Rolf Henne, président du Front national entre 1934 et 1938. Keystone / STR
Mais Zurich, ville socio-démocrate, ne se laisse pas intimider par ces protestations virulentes. Même lorsque le Schauspielhaus est placé sous surveillance par le Ministère public de la Confédération à la suite d’une intervention diplomatique de l’ambassadeur allemand Ernst von Weizsäcker, pour qui le théâtre représente, sous la direction du «juif Rieser», un «foyer d’agissements communistes et d’incitations à la haine contre l’Allemagne». La représentation de Professor Mannheim marque la naissance d’un véritable théâtre zurichois des émigrés, qui deviendra bientôt légendaire et accueillera notamment trois créations de Bertold Brecht entre 1941 et 1943. Malgré cette évolution prospère, la vie demeure difficile pour les exilés du théâtre.
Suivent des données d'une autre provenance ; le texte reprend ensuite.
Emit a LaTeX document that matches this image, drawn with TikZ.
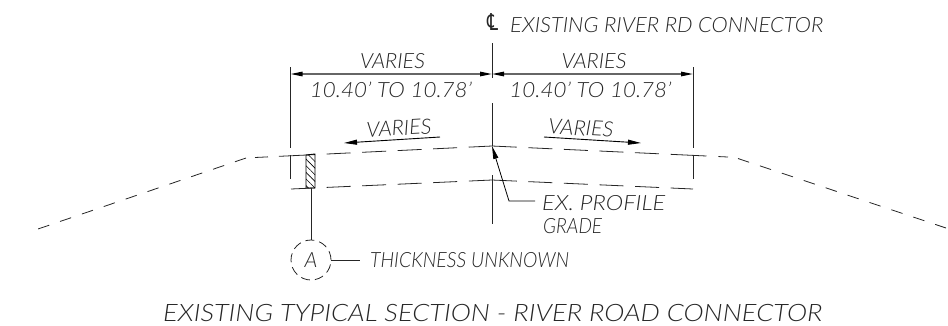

Felix Gasbarra rappelle que «la police des étrangers était très méfiante, pour ne pas dire hostile, à l’égard de tous les émigrés, cherchant autant que possible à empêcher l’immigration». Eduard Korrodi, rédacteur en chef du supplément culturel de la NZZ, fait quant à lui écho à cette hostilité en fustigeant «l’émergence sans tact d’émigrés politiques dans notre pays».
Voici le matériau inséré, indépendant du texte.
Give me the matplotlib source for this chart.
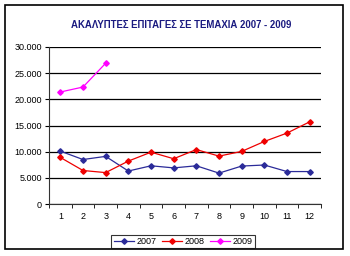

Professor Mannheim: photo de Wolfgang Langhoff prise sur scène, novembre 1934.
Professor Mannheim: photo de Wolfgang Langhoff prise sur scène, novembre 1934. Stadtarchiv Zürich, VII.200.:1.5
Brochure du programme de la saison 1934/35.
Brochure du programme de la saison 1934/35. Stadtarchiv Zürich
Dans une lettre datant de l’été 1934, Max Frisch, qui s’intéresse très tôt à l’univers dramatique, porte lui aussi un regard mitigé sur le théâtre zurichois des émigrés: «[...] Ce qui est malheureux, c’est qu’on s’adonne ici à une germanophobie facile, simplement parce qu’elle rapporte de l’argent. Nous sommes Suisses et devons l’être passionnément, plus que jamais. Nous n’avons pas à prendre parti pour ou contre l’Allemagne». C’est pourtant sur la scène de ce même théâtre que, vingt-huit ans plus tard, sa pièce Andorra sera jouée pour la première fois, sous la direction de l’émigré juif allemand Kurt Hirschfeld.